Smith also claimed the city has blocked efforts to shine the light on its actions, which include placing individuals associated with the three dispensaries in "key government" positions to help steer city code on medical cannabis law and to shield the organizations from state law.

He claimed, for example, the city's Medical Cannabis Commission is comprised "solely" of members representing the city's three chosen dispensaries.

"Daniel Rush, a sitting member of the city's Medical Cannabis Commission, has already been indicted for taking $600,000 in 'loans' from dispensaries," Smith claimed in his 26-page complaint.

He said he was forced to sue because "the city has joined with the unlawful organizations to prevent lawful nonprofit cannabis organizations from serving medical cannabis patients in Berkeley" and that "the city attorney of Berkeley, in particular, is complicit" in the scheme.

At a hearing held in Federal Court earlier this month in San Francisco, Berkeley City Attorney Zachary Cowan told U.S. District Judge William Alsup that the complaint lacked specifics.
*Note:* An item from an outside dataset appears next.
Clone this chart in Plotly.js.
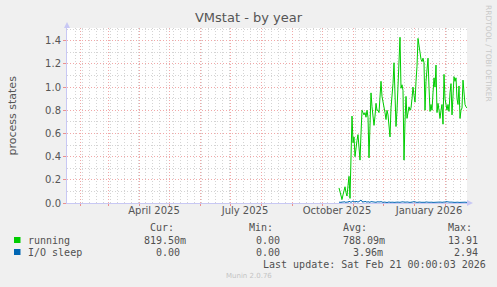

"One can generate a conspiracy theory, but you really have to say who's involved and how the parties connect," he said. "The closest they've come is to say that in some manner the Medical Cannabis Commission was doing bidding upon the dispensaries because the dispensaries prevailed upon the city council to appoint a majority of the commission. But they haven't identified one member of the commission who's connected to a dispensary."

Alsup responded to the claims with a degree of derision, expressing astonishment over Smith's move to sue in Federal Court over what he said is an illegal act under federal law.

"Mr. Smith deals in an illegal drug under federal law," Alsup said during the hearing. "All the people over there deal equally in an illegal drug under federal law. This is a Federal Court, of course. The city of Berkeley isn't doing anything illegal. Mr. Smith wanted to be one of the illegal drug dealers but he got cut out of the action, and now he's suing under RICO."

He added, chuckling, "I'm just smiling because it's so hard to imagine this circumstance to me. If you've lived long enough, reality is better than fiction."

The judge nonetheless gave the parties four days to file a five-page brief addressing whether a federal judge should entertain a request for relief based on federal law "when the underlying activity or way in which the plaintiff has been injured itself is inherently in violation of a different federal law."

Citing federal drug law, Alsup said in a 5-page order issued on Monday that "Smith's claims all flow from his own interest in cultivating, distributing and selling medical marijuana - acts that violate the federal Controlled Substances Act. It is a longstanding maxim of law that 'no court will lend its aid to a party who founds his claim for redress upon an illegal act.'"

He added that the only exception, one in which an important public interest is served, does not apply in this case.

"Here there is no overriding public interest that warrants protecting Smith's private suit," Alsup wrote. "Smith seeks to eliminate alleged racketeering and corruption from an industry that is undisputedly illegal, no different in that regard from a murder-for-hire business.

"This court will not lend aid to Smith's efforts to operate an illegal business."

Alsup also said amending the complaint would be "futile," and instructed the court clerk to "please close the file."

Courthouse News was unable to obtain a working phone number for Smith's attorney, G. Whitney Leigh, to ask questions about the case.